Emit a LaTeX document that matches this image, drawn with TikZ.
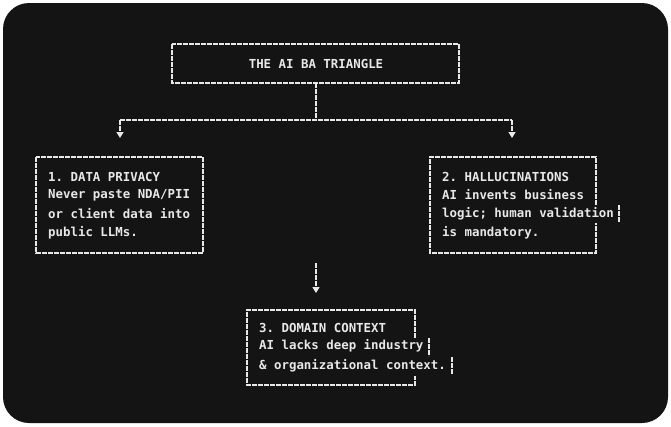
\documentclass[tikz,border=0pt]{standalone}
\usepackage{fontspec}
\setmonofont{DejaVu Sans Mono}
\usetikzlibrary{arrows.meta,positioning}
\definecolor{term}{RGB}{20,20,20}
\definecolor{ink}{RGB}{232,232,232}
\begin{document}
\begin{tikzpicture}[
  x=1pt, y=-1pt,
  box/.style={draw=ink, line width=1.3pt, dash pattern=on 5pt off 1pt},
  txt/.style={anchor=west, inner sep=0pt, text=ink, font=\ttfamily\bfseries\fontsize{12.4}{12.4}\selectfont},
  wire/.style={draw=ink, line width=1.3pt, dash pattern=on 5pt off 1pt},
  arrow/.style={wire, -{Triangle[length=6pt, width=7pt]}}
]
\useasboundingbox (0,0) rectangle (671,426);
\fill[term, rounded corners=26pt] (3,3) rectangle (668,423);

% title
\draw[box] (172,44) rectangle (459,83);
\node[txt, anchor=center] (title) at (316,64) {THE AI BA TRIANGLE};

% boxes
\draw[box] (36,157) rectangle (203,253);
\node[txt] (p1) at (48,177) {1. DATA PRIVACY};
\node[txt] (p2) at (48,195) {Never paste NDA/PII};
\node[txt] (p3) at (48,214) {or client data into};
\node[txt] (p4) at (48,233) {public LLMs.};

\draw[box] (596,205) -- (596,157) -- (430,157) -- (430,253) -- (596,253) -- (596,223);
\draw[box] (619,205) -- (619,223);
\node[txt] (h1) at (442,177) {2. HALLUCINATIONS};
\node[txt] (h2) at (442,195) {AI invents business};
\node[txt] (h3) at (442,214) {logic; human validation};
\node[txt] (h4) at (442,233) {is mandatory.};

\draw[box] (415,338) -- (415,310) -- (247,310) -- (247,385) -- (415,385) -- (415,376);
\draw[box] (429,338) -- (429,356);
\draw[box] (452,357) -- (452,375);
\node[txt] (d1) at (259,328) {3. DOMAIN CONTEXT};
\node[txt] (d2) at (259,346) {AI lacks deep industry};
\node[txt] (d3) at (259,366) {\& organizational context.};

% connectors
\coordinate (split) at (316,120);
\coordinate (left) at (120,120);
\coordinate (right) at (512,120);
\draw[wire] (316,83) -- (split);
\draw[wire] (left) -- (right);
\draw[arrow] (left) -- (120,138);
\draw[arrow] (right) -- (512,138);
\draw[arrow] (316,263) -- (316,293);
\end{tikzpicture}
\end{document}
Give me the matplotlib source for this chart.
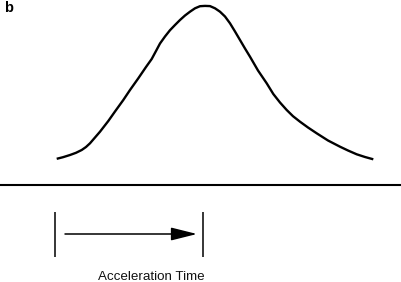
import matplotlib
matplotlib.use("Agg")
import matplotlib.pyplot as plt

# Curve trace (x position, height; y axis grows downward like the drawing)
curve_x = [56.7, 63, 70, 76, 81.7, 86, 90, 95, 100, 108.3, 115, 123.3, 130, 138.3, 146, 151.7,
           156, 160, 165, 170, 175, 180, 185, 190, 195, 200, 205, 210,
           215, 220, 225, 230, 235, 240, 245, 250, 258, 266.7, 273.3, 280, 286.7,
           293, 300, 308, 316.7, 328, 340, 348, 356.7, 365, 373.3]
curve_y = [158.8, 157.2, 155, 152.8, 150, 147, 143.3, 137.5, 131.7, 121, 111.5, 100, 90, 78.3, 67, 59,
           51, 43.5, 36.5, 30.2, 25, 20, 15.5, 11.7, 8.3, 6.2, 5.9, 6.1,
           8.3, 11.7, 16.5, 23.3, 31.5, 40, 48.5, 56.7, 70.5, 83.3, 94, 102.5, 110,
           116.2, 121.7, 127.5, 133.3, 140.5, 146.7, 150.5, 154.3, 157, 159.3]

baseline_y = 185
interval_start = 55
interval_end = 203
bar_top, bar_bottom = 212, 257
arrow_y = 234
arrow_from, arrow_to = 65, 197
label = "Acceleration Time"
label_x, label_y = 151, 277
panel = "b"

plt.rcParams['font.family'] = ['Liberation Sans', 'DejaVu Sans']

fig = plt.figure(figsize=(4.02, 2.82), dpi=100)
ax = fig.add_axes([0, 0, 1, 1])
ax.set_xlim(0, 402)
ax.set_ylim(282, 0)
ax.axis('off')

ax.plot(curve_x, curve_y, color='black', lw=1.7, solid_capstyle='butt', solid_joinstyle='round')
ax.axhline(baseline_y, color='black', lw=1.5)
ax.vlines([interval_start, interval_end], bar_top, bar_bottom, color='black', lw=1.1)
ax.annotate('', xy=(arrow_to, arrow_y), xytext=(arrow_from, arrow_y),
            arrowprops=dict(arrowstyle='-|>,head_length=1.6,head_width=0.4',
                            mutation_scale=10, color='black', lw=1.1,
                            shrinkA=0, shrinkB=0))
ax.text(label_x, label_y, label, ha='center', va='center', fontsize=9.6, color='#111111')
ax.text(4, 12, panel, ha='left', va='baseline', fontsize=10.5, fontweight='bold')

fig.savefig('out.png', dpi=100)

—————

Skip all pictures. Output only the lines from the one containing "Give me the matplotlib source for this chart." to the one containing "import matplotlib.pyplot as plt", both lines included.

Give me the matplotlib source for this chart.
import matplotlib
matplotlib.use("Agg")
import matplotlib.pyplot as plt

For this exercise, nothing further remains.